Comparative Sub-cellular Proteome Analyses Reveals Metabolic Differentiation and Production of Effector-like Molecules in the Dieback Phytopathogen Phytophthora Cinnamomi

Christina E. Andronis, Silke Jacques, Richard Lipscombe & Kar-Chun Tan


Phytopathogenic oomycetes pose a significant threat to global biodiversity and food security. The proteomes of these oomycetes likely contain important factors that contribute to their pathogenic success, making their discovery crucial for elucidating pathogenicity. Phytophthora cinnamomi is a root pathogen that causes dieback in a wide variety of crops and native vegetation world-wide. Virulence proteins produced by P. cinnamomi are not well defined and a large-scale approach to understand the biochemistry of this pathogen has not been documented.
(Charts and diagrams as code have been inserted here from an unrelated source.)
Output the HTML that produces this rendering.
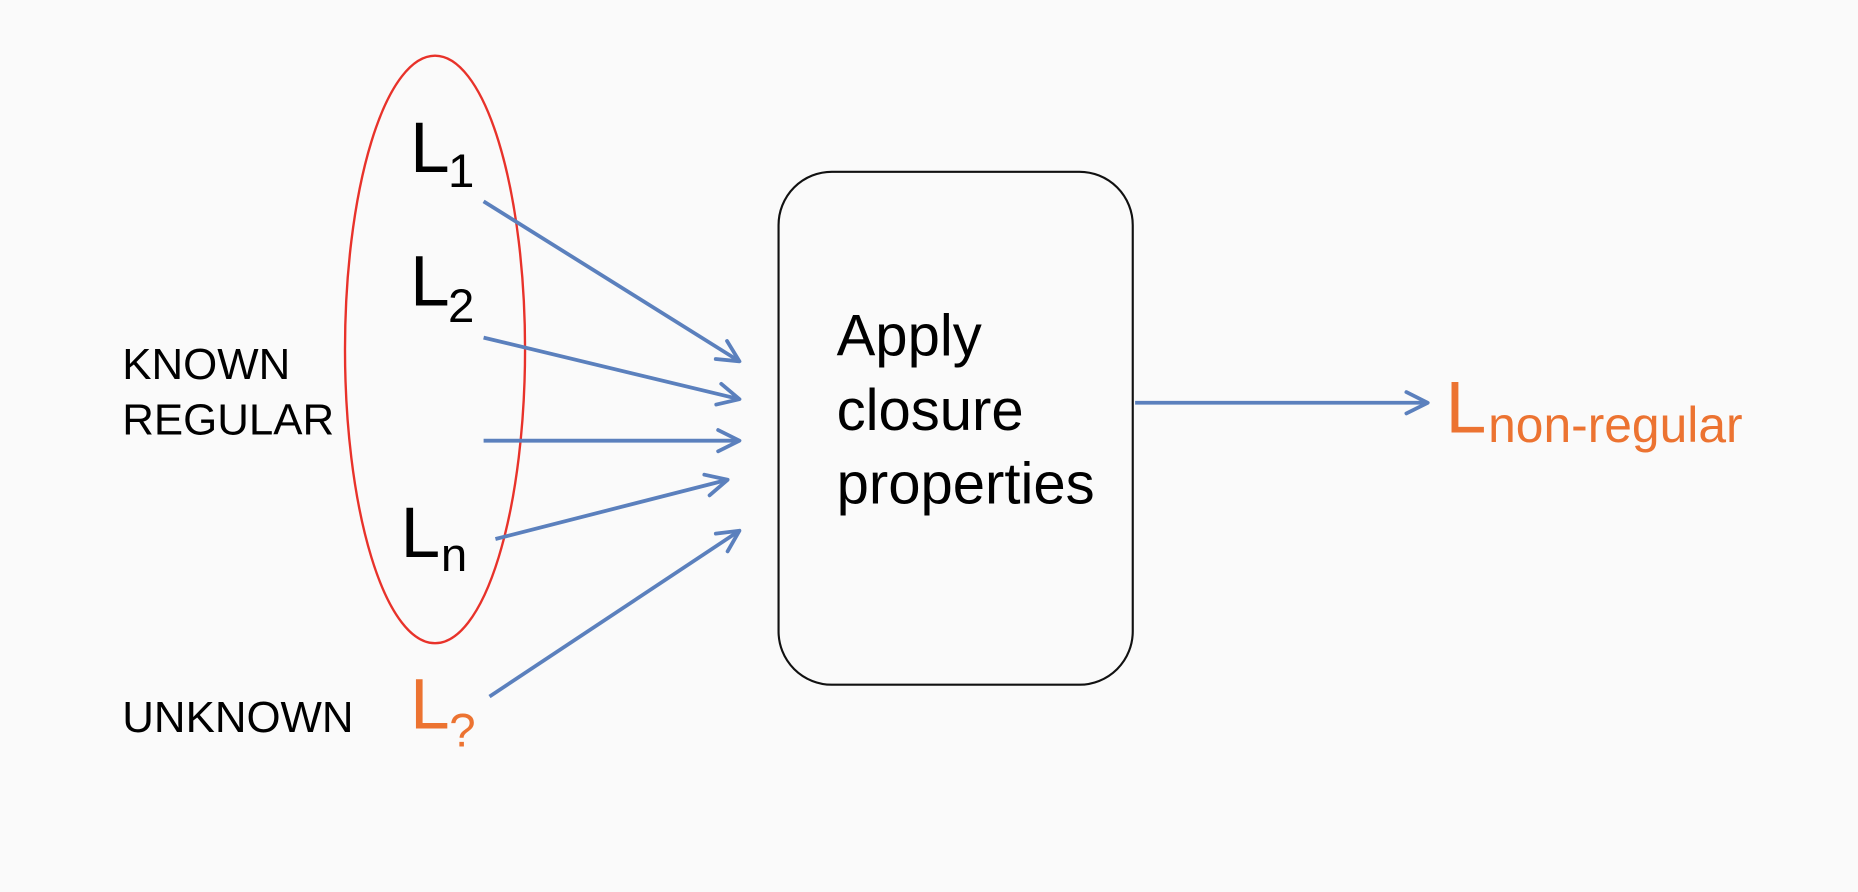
<!DOCTYPE html>
<html><head><meta charset="utf-8"><style>
html,body{margin:0;padding:0;background:#fafafa;}
svg{display:block;}
text{font-family:"Liberation Sans",Arial,sans-serif;}
</style></head><body>
<svg width="1858" height="892" viewBox="0 0 1568 753" xmlns="http://www.w3.org/2000/svg">
<defs>
<marker id="b" markerWidth="28" markerHeight="28" refX="22" refY="14" orient="auto" markerUnits="userSpaceOnUse" viewBox="0 0 28 28">
<path d="M4,5 L22,14 L4,23" fill="none" stroke="#5b80bd" stroke-width="3.2" stroke-linecap="round" stroke-linejoin="round"/>
</marker>
</defs>
<rect width="1568" height="753" fill="#fafafa"/>
<ellipse cx="367" cy="295" rx="76" ry="248" fill="none" stroke="#e8322a" stroke-width="2"/>
<rect x="657" y="145" width="299" height="433" rx="45" fill="none" stroke="#111" stroke-width="1.8"/>
<g stroke="#5b80bd" stroke-width="3.2" fill="none" marker-end="url(#b)">
<line x1="408" y1="170" x2="624" y2="305"/>
<line x1="408" y1="285" x2="624" y2="337"/>
<line x1="408" y1="372" x2="624" y2="372"/>
<line x1="418" y1="455" x2="614" y2="405"/>
<line x1="413" y1="588" x2="624" y2="448"/>
<line x1="958" y1="340" x2="1205" y2="340"/>
</g>
<g fill="#000">
<text x="346" y="145" font-size="60">L</text><text x="378" y="158" font-size="40">1</text>
<text x="346" y="258" font-size="60">L</text><text x="378" y="272" font-size="40">2</text>
<text x="338" y="470" font-size="60">L</text><text x="372" y="482" font-size="40">n</text>
<text x="103" y="320" font-size="37">KNOWN</text>
<text x="103" y="367" font-size="37">REGULAR</text>
<text x="103" y="618" font-size="37">UNKNOWN</text>
<text x="706" y="300" font-size="49">Apply</text>
<text x="706" y="363" font-size="49">closure</text>
<text x="706" y="425" font-size="49">properties</text>
</g>
<g fill="#ec7331">
<text x="346" y="615" font-size="60">L</text><text x="379" y="630" font-size="40">?</text>
<text x="1220" y="365" font-size="62">L</text><text x="1256" y="373" font-size="42">non-regular</text>
</g>
</svg>
</body></html>
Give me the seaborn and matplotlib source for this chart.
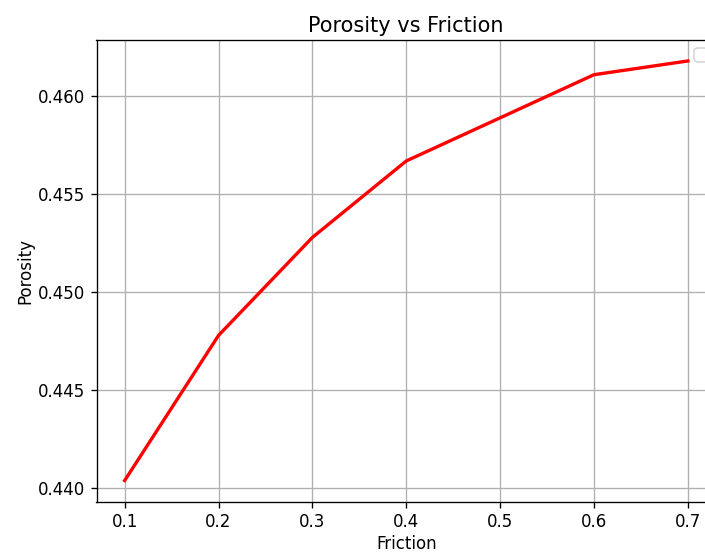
import matplotlib
matplotlib.use("Agg")
import matplotlib.pyplot as plt
import seaborn as sns
import pandas as pd

friction = [0.1, 0.2, 0.3, 0.4, 0.5, 0.6, 0.7]
porosity = [0.4404, 0.4478, 0.4528, 0.4567, 0.4589, 0.4611, 0.4618]

df = pd.DataFrame({"Friction": friction, "Porosity": porosity})

DPI = 120
W, H = 705, 554
fig = plt.figure(figsize=(W / DPI, H / DPI), dpi=DPI)
left, right, top, bottom = 96.5, 716, 40, 501.5
ax = fig.add_axes([left / W, (H - bottom) / H, (right - left) / W, (bottom - top) / H])

sns.lineplot(data=df, x="Friction", y="Porosity", color="red", linewidth=2, ax=ax)
ax.set_title("Porosity vs Friction", fontsize=12.5, pad=4.6)
ax.set_xlabel("Friction", labelpad=2.2)
ax.set_ylabel("Porosity", labelpad=2.2)
ax.grid(True, color="#b0b0b0", linewidth=0.8)
ax.set_yticks([0.440, 0.445, 0.450, 0.455, 0.460])
ax.legend(loc="best")

fig.savefig("out.png", dpi=DPI)
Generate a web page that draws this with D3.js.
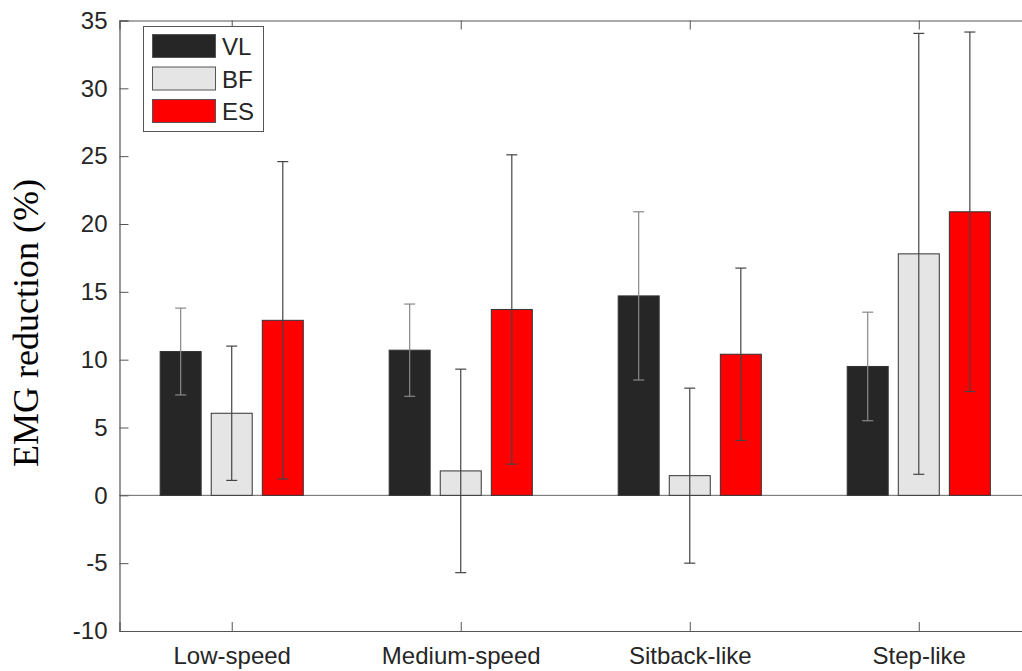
<!DOCTYPE html>
<html>
<head>
<meta charset="utf-8">
<script src="https://cdn.jsdelivr.net/npm/d3@7"></script>
<style>
  body { margin: 0; background: #fff; }
  svg { display: block; }
  text { font-family: "Liberation Sans", Arial, sans-serif; fill: #262626; }
</style>
</head>
<body>
<svg id="chart" width="1022" height="671"></svg>
<script>
// Data
const categories = ['Low-speed', 'Medium-speed', 'Sitback-like', 'Step-like'];
const series = ['VL', 'BF', 'ES'];
const vlMean = [10.6, 10.7, 14.7, 9.5];
const vlSd = [3.2, 3.4, 6.2, 4.0];
const bfMean = [6.05, 1.8, 1.45, 17.8];
const bfSd = [4.95, 7.5, 6.45, 16.25];
const esMean = [12.9, 13.7, 10.4, 20.9];
const esSd = [11.7, 11.4, 6.35, 13.25];
const yTicks = [-10, -5, 0, 5, 10, 15, 20, 25, 30, 35];

const colors = { VL: '#262626', BF: '#e5e5e5', ES: '#ff0000' };
const means = { VL: vlMean, BF: bfMean, ES: esMean };
const sds = { VL: vlSd, BF: bfSd, ES: esSd };

const svg = d3.select('#chart');
const plotLeft = 119.5, plotTop = 20.5, plotBottom = 631, plotRight = 1031;

const x = d3.scaleLinear().domain([0.51, 4.49]).range([plotLeft, plotRight]);
const y = d3.scaleLinear().domain([-10, 35]).range([plotBottom, plotTop]);

const offset = 0.223, barW = 0.179;

// bars
const bars = [];
series.forEach((s, i) => {
    categories.forEach((c, j) => {
        bars.push({ s, pos: j + 1 + (i - 1) * offset, mean: means[s][j], sd: sds[s][j] });
    });
});

const g = svg.append('g');

// zero line
g.append('line')
    .attr('x1', plotLeft).attr('x2', plotRight)
    .attr('y1', y(0)).attr('y2', y(0))
    .attr('stroke', '#666').attr('stroke-width', 1);

g.selectAll('rect.bar')
    .data(bars)
    .enter().append('rect')
    .attr('class', 'bar')
    .attr('x', d => x(d.pos - barW / 2))
    .attr('width', x(barW) - x(0))
    .attr('y', d => y(Math.max(0, d.mean)))
    .attr('height', d => Math.abs(y(d.mean) - y(0)))
    .attr('fill', d => colors[d.s])
    .attr('stroke', '#333')
    .attr('stroke-width', 1);

// error bars
const capW = 5.5;
const err = g.selectAll('g.err').data(bars).enter().append('g').attr('class', 'err')
    .attr('stroke', d => d.s === 'VL' ? '#888' : '#444')
    .attr('stroke-width', 1.2);
err.append('line')
    .attr('x1', d => x(d.pos)).attr('x2', d => x(d.pos))
    .attr('y1', d => y(d.mean - d.sd)).attr('y2', d => y(d.mean + d.sd));
err.append('line')
    .attr('x1', d => x(d.pos) - capW).attr('x2', d => x(d.pos) + capW)
    .attr('y1', d => y(d.mean + d.sd)).attr('y2', d => y(d.mean + d.sd));
err.append('line')
    .attr('x1', d => x(d.pos) - capW).attr('x2', d => x(d.pos) + capW)
    .attr('y1', d => y(d.mean - d.sd)).attr('y2', d => y(d.mean - d.sd));

// axes (box with inward ticks)
const axisColor = '#555';
const tickLen = 9;

const yAxisL = g.append('g').attr('transform', `translate(${plotLeft},0)`)
    .call(d3.axisLeft(y).tickValues(yTicks).tickSize(-tickLen).tickPadding(12).tickFormat(d => String(d)));
const yAxisR = g.append('g').attr('transform', `translate(${plotRight},0)`)
    .call(d3.axisRight(y).tickValues(yTicks).tickSize(-tickLen).tickFormat(''));
const xAxisB = g.append('g').attr('transform', `translate(0,${plotBottom})`)
    .call(d3.axisBottom(x).tickValues([1, 2, 3, 4]).tickSize(-tickLen).tickPadding(16)
        .tickFormat((d, i) => categories[i]));
const xAxisT = g.append('g').attr('transform', `translate(0,${plotTop})`)
    .call(d3.axisTop(x).tickValues([1, 2, 3, 4]).tickSize(-tickLen).tickFormat(''));

[yAxisL, yAxisR, xAxisB, xAxisT].forEach(a => {
    a.select('.domain').attr('stroke', axisColor).attr('stroke-width', 1.2);
    a.selectAll('.tick line').attr('stroke', axisColor).attr('stroke-width', 1);
    a.selectAll('.tick text').attr('font-size', 24).style('fill', '#262626');
});
xAxisB.selectAll('.tick text').attr('dy', '0.71em');

// y label
svg.append('text')
    .attr('transform', 'translate(38,323) rotate(-90)')
    .attr('text-anchor', 'middle')
    .style('font-family', '"Liberation Serif", "Times New Roman", serif')
    .attr('font-size', 36)
    .style('fill', '#000')
    .text('EMG reduction (%)');

// legend
const lg = svg.append('g');
lg.append('rect')
    .attr('x', 143.5).attr('y', 26.5).attr('width', 120).attr('height', 105)
    .attr('fill', '#fff').attr('stroke', '#555').attr('stroke-width', 1);
series.forEach((s, i) => {
    const yy = 34.5 + i * 32.5;
    lg.append('rect')
        .attr('x', 152.5).attr('y', yy).attr('width', 63).attr('height', 23)
        .attr('fill', colors[s]).attr('stroke', '#555').attr('stroke-width', 1);
    lg.append('text')
        .attr('x', 222).attr('y', yy + 12).attr('dy', '0.36em')
        .attr('font-size', 24)
        .text(s);
});
</script>
</body>
</html>
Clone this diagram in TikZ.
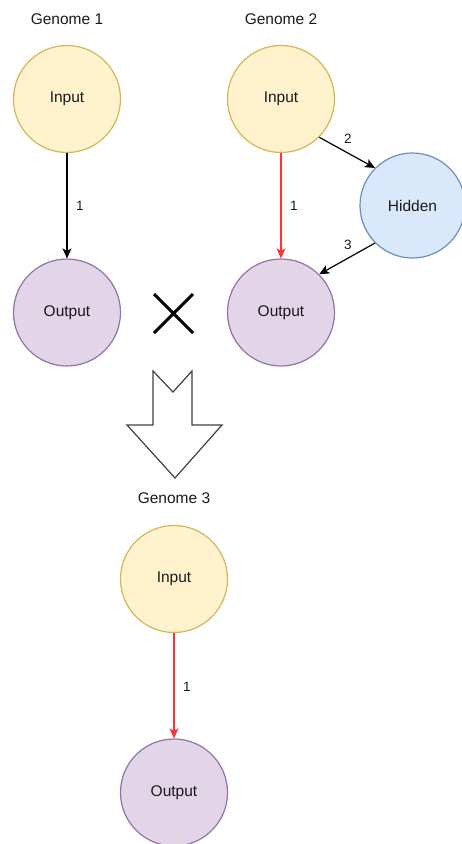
\documentclass[tikz,border=0pt]{standalone}
\usepackage{fontspec}
\setmainfont{Liberation Sans}
\usetikzlibrary{arrows.meta}
\definecolor{yfill}{HTML}{FFF2CC}\definecolor{ydraw}{HTML}{D6B656}
\definecolor{pfill}{HTML}{E1D5E7}\definecolor{pdraw}{HTML}{9673A6}
\definecolor{bfill}{HTML}{DAE8FC}\definecolor{bdraw}{HTML}{6C8EBF}
\definecolor{redline}{HTML}{FF3333}
\definecolor{txt}{HTML}{1A1A1A}
\begin{document}
\begin{tikzpicture}[x=1pt,y=-1pt,
  circ/.style={circle,minimum size=107pt,inner sep=0pt,line width=1.2pt,font=\fontsize{15.5}{18}\selectfont,text=txt},
  inp/.style={circ,fill=yfill,draw=ydraw},
  outp/.style={circ,fill=pfill,draw=pdraw},
  hid/.style={circ,fill=bfill,draw=bdraw,minimum size=105pt},
  title/.style={font=\fontsize{15.5}{18}\selectfont,text=txt},
  elabel/.style={font=\fontsize{13.5}{16}\selectfont,text=txt},
  edge/.style={line width=1.2pt,-{Stealth[length=10pt,width=9pt,inset=2.5pt]}},
  rededge/.style={edge,draw=redline,-{Stealth[length=10pt,width=9pt,inset=2.5pt,fill=redline]}}]
\useasboundingbox (0,0) rectangle (462,844);
\node[title] (g1) at (67,19) {Genome 1};
\node[title] (g2) at (281,19) {Genome 2};
\node[title] (g3) at (174,498) {Genome 3};
\node[inp] (i1) at (67,99) {Input};
\node[outp] (o1) at (67,312.5) {Output};
\node[inp] (i2) at (281,99) {Input};
\node[outp] (o2) at (281,312.5) {Output};
\node[hid] (h2) at (412.5,205.5) {Hidden};
\node[inp] (i3) at (174,579) {Input};
\node[outp] (o3) at (174,792.5) {Output};
\draw[edge] (i1.south) -- (o1.north);
\node[elabel] (l1) at (80,206) {1};
\draw[rededge] (i2.south) -- (o2.north);
\node[elabel] (l2) at (294,206) {1};
\draw[edge] (i2.-45) -- (h2.135);
\node[elabel] (l3) at (348,139) {2};
\draw[edge] (h2.225) -- (o2.45);
\node[elabel] (l4) at (348,245) {3};
\draw[rededge] (i3.south) -- (o3.north);
\node[elabel] (l5) at (187,687) {1};
% cross
\draw[line width=3pt] (154,294) -- (193,333) (193,294) -- (154,333);
% big hollow arrow
\draw[line width=1.2pt,draw=black!75,fill=white,line join=miter]
  (153,371) -- (173,392) -- (192,371) -- (192,425) -- (222,425) -- (175,478) -- (127,425) -- (153,425) -- cycle;
\end{tikzpicture}
\end{document}
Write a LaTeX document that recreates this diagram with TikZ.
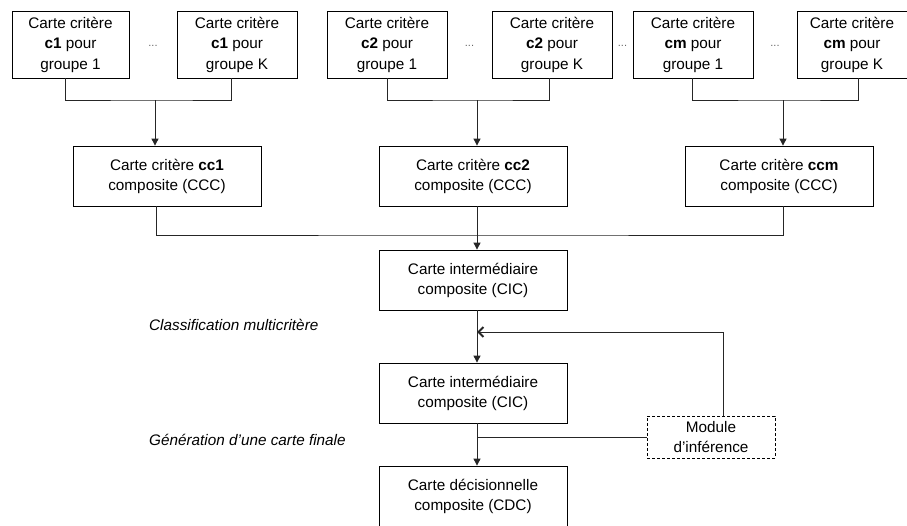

Soluble mycelial, zoospore and secreted proteomes were obtained and label-free quantitative proteomics was used to compare the composition of the three sub-proteomes. A total of 4635 proteins were identified, validating 17.7% of the predicted gene set. The mycelia were abundant in transporters for nutrient acquisition, metabolism and cellular proliferation. The zoospores had less metabolic related ontologies but were abundant in energy generating, motility and signalling associated proteins. Virulence-associated proteins were identified in the secretome such as candidate effector and effector-like proteins, which interfere with the host immune system. These include hydrolases, cell wall degrading enzymes, putative necrosis-inducing proteins and elicitins. The secretome elicited a hypersensitive response on the roots of a model host and thus suggests evidence of effector activity.